The economy expanded more than estimated in the second quarter, with GDP increasing at a 2.5 percent annualized rate, up from an initial estimate of 1.7 percent, the Commerce Department said Aug. 29. The trade deficit in the second quarter was smaller than previously estimated, reflecting the biggest gain in exports in more than two years.

Economists expect slower growth of 2.3 percent in the third quarter, according to data compiled by Bloomberg, as some reports suggest a weaker start.

Consumer spending rose 0.1 percent after a 0.6 percent June gain as income growth slowed to just enough to keep ahead of inflation.

Manufacturing rebound

Other data last week showed orders for durable goods dropped in July by the most in almost a year. At the same time, factories received more orders in August, unexpectedly sending the Institute for Supply Management’s manufacturing index for August to a two-year high. The group’s export index improved to a five-month high, while the import gauge climbed to the highest point since April 2010.

“Broadly, the U.S. is probably doing a little better by and large than our trading partners,” Stephen Stanley, chief economist at Pierpont Securities LLC, said before the report.

The trade gap with China, the world’s second-biggest economy, widened to a record $30.1 billion from $26.6 billion, today’s report showed. The deficit with the European Union was also the biggest ever with the region, reaching $13.9 billion.

Global GDP is projected to pick up speed in the second half of the year, with growth reaching 2.6 percent on a year-to-year basis in the fourth quarter from 2.1 percent in the second quarter, according to the median forecast of economists surveyed by Bloomberg. That may help companies, including machinery manufacturer Deere & Co., which reported the slowest quarterly sales growth since 2010 in the third quarter ended July.

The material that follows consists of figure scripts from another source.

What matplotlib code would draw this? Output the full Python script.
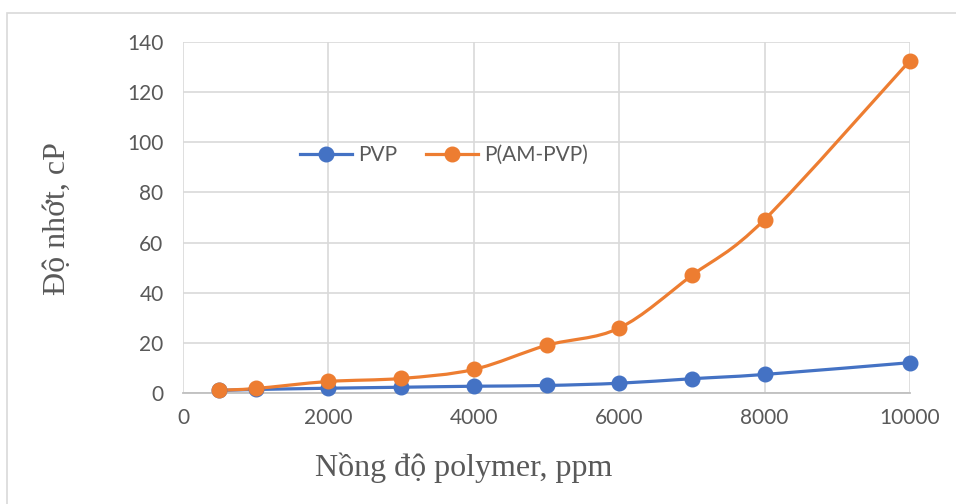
import matplotlib
matplotlib.use("Agg")
import matplotlib.pyplot as plt
from matplotlib.path import Path
from matplotlib.patches import PathPatch, Rectangle
from matplotlib.lines import Line2D
import numpy as np

# Polymer concentration (ppm) and measured viscosity (cP)
concentration = [500, 1000, 2000, 3000, 4000, 5000, 6000, 7000, 8000, 10000]
pvp = [1.0, 1.4, 1.9, 2.3, 2.7, 3.0, 3.9, 5.7, 7.4, 12.1]
p_am_pvp = [1.1, 1.8, 4.6, 5.8, 9.4, 19.0, 25.9, 46.9, 69.2, 132.6]

series_names = ["PVP", "P(AM-PVP)"]
series_colors = ["#4472C4", "#ED7D31"]
x_ticks = [0, 2000, 4000, 6000, 8000, 10000]
y_ticks = [0, 20, 40, 60, 80, 100, 120, 140]

TEXT = "#595959"
GRID = "#D9D9D9"

W, H = 956, 504
fig = plt.figure(figsize=(W / 100, H / 100), dpi=100)
fig.patch.set_facecolor("white")

# chart frame
fig.add_artist(Rectangle((7 / W, -0.1), 1.2, (H - 13) / H + 0.1,
                         transform=fig.transFigure, fill=False,
                         edgecolor="#D9D9D9", linewidth=1.2))

left, right, top, bottom = 183, 910, 42, 393
ax = fig.add_axes([left / W, 1 - bottom / H, (right - left) / W, (bottom - top) / H])
ax.set_xlim(0, 10000)
ax.set_ylim(0, 140)
ax.set_xticks(x_ticks)
ax.set_yticks(y_ticks)
ax.grid(True, color=GRID, linewidth=1.2)
ax.set_axisbelow(True)
for s in ["top", "right", "left"]:
    ax.spines[s].set_visible(False)
ax.spines["bottom"].set_color("#BFBFBF")
ax.spines["bottom"].set_linewidth(1.3)
ax.tick_params(length=0, labelsize=15, labelcolor=TEXT)
ax.tick_params(axis="x", pad=11)
ax.tick_params(axis="y", pad=14)
for lbl in ax.get_xticklabels() + ax.get_yticklabels():
    lbl.set_family("Lato")


def smooth_path(xs, ys):
    """Cubic Bezier through the points (Catmull-Rom style smoothing)."""
    pts = np.column_stack([xs, ys]).astype(float)
    n = len(pts)
    verts = [pts[0]]
    codes = [Path.MOVETO]
    for i in range(n - 1):
        p0 = pts[i - 1] if i > 0 else pts[i]
        p1 = pts[i]
        p2 = pts[i + 1]
        p3 = pts[i + 2] if i + 2 < n else pts[i + 1]
        c1 = p1 + (p2 - p0) / 6.0
        c2 = p2 - (p3 - p1) / 6.0
        verts += [c1, c2, p2]
        codes += [Path.CURVE4] * 3
    return Path(verts, codes)


handles = []
for name, vals, col in zip(series_names, [pvp, p_am_pvp], series_colors):
    ax.add_patch(PathPatch(smooth_path(concentration, vals), facecolor="none",
                           edgecolor=col, linewidth=2.3, capstyle="round",
                           joinstyle="round", zorder=3))
    ax.plot(concentration, vals, linestyle="none", marker="o", markersize=10.5,
            color=col, zorder=4, clip_on=False)
    handles.append(Line2D([], [], color=col, linewidth=2.3, marker="o",
                          markersize=10.5, label=name))

leg = ax.legend(handles=handles, loc="center", bbox_to_anchor=(444 / W, 1 - 155 / H),
                bbox_transform=fig.transFigure, ncol=2, frameon=False,
                prop={"family": "Lato", "size": 15}, handlelength=2.5,
                handletextpad=0.3, columnspacing=1.4)
for t in leg.get_texts():
    t.set_color(TEXT)

fig.text(464 / W, 1 - 468 / H, "Nồng độ polymer, ppm", ha="center", va="center",
         family="Liberation Serif", fontsize=23, color=TEXT)
fig.text(57 / W, 1 - 219 / H, "Độ nhớt, cP", ha="center", va="center",
         rotation=90, family="Liberation Serif", fontsize=23, color=TEXT)

fig.savefig("out.png", dpi=100)
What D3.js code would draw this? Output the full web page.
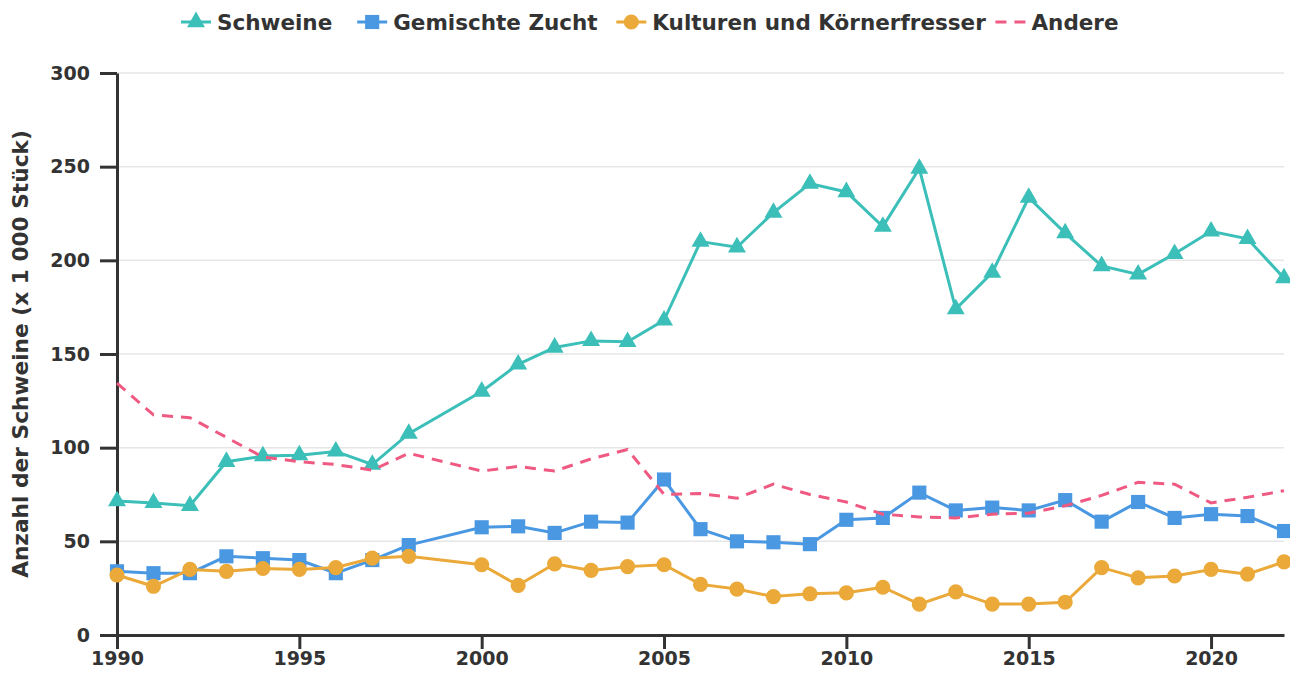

The Moline, Ill.-based company expects its global forestry markets to be up as much as 10 percent this year, “as weakness in Europe and Russia is more than offset by improvement in North America,” Susan Karlix, manager of investor communications, said on an Aug. 14 conference call. While the company faces headwinds, including a sluggish global economy and political gridlock in Washington, D.C., the longer-term picture “remains extremely bright,” she said.